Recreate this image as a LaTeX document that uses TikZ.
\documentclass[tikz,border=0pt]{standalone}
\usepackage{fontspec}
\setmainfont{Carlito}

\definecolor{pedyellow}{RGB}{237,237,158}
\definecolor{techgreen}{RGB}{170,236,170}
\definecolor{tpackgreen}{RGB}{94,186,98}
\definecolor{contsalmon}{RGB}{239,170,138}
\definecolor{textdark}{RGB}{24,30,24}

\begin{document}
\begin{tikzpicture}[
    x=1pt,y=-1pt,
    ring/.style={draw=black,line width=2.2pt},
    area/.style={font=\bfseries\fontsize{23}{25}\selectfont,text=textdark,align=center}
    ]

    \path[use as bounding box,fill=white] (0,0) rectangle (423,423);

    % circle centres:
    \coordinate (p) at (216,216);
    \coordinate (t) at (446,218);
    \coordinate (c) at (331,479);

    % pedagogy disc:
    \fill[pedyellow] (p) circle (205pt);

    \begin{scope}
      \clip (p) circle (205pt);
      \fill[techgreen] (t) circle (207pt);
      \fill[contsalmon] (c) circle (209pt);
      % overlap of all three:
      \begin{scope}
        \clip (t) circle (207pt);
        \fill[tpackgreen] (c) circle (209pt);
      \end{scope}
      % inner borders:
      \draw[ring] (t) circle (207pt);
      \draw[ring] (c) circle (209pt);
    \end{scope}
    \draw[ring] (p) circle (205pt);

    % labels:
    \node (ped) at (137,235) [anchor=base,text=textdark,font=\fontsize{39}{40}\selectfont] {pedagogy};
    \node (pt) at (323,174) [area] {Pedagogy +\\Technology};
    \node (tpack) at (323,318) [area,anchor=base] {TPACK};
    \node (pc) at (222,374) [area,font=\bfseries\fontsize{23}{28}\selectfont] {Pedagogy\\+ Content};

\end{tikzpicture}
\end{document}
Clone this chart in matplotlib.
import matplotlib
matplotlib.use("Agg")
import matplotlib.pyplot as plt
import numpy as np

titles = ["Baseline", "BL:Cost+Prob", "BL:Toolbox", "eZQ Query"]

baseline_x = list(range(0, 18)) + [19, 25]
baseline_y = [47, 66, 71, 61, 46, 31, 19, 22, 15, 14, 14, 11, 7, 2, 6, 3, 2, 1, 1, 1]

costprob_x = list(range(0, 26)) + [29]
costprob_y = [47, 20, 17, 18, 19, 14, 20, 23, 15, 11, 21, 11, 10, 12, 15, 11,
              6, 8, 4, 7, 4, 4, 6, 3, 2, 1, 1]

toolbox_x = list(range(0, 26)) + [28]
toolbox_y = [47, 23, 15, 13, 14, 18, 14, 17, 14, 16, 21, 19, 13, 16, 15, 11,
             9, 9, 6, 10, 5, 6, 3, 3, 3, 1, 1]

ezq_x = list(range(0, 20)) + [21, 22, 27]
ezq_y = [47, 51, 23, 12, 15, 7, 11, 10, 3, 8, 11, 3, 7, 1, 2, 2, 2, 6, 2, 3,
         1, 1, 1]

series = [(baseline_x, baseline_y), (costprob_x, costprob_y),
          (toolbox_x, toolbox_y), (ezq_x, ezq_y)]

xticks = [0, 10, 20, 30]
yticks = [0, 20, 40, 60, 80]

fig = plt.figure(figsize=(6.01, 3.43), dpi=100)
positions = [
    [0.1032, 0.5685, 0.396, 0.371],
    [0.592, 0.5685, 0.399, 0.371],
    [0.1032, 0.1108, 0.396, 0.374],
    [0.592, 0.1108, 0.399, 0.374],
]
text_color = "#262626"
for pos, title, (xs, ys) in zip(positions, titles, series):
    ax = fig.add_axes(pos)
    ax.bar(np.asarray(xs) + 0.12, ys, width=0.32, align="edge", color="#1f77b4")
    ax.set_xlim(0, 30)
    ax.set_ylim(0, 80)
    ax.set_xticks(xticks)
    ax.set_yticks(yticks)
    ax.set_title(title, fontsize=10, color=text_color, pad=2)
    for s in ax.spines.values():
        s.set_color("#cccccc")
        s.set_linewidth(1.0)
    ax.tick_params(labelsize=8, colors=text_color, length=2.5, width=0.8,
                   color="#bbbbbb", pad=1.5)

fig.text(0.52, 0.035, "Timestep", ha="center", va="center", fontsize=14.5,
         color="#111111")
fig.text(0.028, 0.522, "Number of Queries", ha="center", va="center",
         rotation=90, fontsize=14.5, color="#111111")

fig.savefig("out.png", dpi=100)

* * *

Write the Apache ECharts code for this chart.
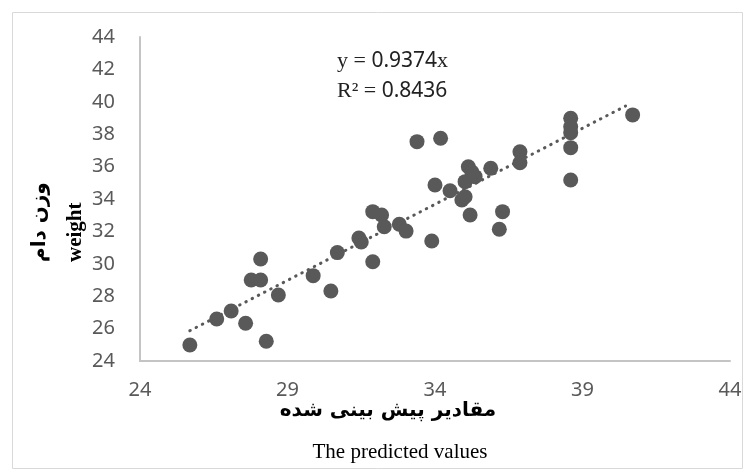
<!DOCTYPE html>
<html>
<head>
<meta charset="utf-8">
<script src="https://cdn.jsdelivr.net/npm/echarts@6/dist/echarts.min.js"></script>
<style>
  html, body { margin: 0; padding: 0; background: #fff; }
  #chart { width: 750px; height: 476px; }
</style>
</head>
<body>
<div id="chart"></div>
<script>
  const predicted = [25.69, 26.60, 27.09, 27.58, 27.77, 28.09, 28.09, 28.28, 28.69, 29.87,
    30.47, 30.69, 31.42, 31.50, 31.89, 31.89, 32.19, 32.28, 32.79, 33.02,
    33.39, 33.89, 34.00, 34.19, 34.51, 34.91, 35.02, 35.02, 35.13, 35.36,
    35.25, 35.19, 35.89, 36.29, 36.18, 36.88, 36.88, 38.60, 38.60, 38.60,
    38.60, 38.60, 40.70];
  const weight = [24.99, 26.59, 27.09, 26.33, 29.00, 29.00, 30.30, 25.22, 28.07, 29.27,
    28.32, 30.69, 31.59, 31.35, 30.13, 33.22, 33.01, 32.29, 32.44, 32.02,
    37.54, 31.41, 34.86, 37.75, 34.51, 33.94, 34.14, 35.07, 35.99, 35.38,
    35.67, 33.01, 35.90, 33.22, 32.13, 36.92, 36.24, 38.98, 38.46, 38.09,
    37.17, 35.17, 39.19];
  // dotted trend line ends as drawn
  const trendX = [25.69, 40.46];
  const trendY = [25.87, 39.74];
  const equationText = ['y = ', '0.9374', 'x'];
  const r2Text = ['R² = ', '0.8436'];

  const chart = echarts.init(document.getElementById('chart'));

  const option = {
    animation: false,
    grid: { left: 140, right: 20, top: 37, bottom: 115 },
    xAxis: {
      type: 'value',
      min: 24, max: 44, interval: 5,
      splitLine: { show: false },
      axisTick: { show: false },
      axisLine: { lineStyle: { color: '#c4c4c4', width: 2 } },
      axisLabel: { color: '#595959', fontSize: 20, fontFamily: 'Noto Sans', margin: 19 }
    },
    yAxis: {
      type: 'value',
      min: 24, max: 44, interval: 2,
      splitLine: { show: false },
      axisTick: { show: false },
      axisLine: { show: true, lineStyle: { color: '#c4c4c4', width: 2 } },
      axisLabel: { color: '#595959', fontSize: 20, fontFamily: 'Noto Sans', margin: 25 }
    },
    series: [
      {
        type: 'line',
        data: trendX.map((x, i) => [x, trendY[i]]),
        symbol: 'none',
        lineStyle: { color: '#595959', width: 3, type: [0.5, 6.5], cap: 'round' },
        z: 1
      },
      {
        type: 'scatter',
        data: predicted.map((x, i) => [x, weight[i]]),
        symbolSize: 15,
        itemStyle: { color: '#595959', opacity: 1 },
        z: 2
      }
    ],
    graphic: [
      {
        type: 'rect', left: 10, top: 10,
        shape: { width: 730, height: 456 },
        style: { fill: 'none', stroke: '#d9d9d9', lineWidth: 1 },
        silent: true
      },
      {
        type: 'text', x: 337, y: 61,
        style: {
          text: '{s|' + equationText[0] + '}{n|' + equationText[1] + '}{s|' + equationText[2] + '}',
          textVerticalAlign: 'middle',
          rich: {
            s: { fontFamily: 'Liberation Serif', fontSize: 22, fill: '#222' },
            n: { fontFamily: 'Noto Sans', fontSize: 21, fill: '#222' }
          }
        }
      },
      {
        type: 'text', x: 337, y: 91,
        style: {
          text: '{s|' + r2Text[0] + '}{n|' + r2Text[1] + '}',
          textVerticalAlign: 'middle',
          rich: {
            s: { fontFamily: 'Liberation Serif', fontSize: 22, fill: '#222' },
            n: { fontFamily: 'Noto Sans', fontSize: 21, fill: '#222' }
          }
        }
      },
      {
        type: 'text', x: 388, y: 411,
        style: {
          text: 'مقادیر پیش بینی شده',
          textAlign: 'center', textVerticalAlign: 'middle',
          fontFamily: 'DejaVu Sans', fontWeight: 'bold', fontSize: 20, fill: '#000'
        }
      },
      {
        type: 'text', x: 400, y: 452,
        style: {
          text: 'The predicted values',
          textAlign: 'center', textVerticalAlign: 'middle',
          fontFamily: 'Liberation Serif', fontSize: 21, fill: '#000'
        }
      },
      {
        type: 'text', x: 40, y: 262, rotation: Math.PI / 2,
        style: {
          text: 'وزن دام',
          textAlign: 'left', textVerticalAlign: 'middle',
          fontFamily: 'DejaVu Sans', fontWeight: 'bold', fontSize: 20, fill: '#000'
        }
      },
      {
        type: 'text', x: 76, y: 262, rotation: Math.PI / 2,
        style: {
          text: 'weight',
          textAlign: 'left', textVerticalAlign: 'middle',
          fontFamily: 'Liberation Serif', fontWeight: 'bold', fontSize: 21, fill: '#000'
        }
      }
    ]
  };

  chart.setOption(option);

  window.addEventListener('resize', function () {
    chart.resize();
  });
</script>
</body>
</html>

* * *

= TASK TO COMPLETE =
Write out the lines from the one containing "Write the Apache ECharts code for this chart." down to the one containing "const chart = echarts.init(document.getElementById('chart'));", both included, exactly as they appear. Leave out any pictures.

= FINAL RESULT =
Write the Apache ECharts code for this chart.
<!DOCTYPE html>
<html>
<head>
<meta charset="utf-8">
<script src="https://cdn.jsdelivr.net/npm/echarts@6/dist/echarts.min.js"></script>
<style>
  html, body { margin: 0; padding: 0; background: #fff; }
  #chart { width: 750px; height: 476px; }
</style>
</head>
<body>
<div id="chart"></div>
<script>
  const predicted = [25.69, 26.60, 27.09, 27.58, 27.77, 28.09, 28.09, 28.28, 28.69, 29.87,
    30.47, 30.69, 31.42, 31.50, 31.89, 31.89, 32.19, 32.28, 32.79, 33.02,
    33.39, 33.89, 34.00, 34.19, 34.51, 34.91, 35.02, 35.02, 35.13, 35.36,
    35.25, 35.19, 35.89, 36.29, 36.18, 36.88, 36.88, 38.60, 38.60, 38.60,
    38.60, 38.60, 40.70];
  const weight = [24.99, 26.59, 27.09, 26.33, 29.00, 29.00, 30.30, 25.22, 28.07, 29.27,
    28.32, 30.69, 31.59, 31.35, 30.13, 33.22, 33.01, 32.29, 32.44, 32.02,
    37.54, 31.41, 34.86, 37.75, 34.51, 33.94, 34.14, 35.07, 35.99, 35.38,
    35.67, 33.01, 35.90, 33.22, 32.13, 36.92, 36.24, 38.98, 38.46, 38.09,
    37.17, 35.17, 39.19];
  // dotted trend line ends as drawn
  const trendX = [25.69, 40.46];
  const trendY = [25.87, 39.74];
  const equationText = ['y = ', '0.9374', 'x'];
  const r2Text = ['R² = ', '0.8436'];

  const chart = echarts.init(document.getElementById('chart'));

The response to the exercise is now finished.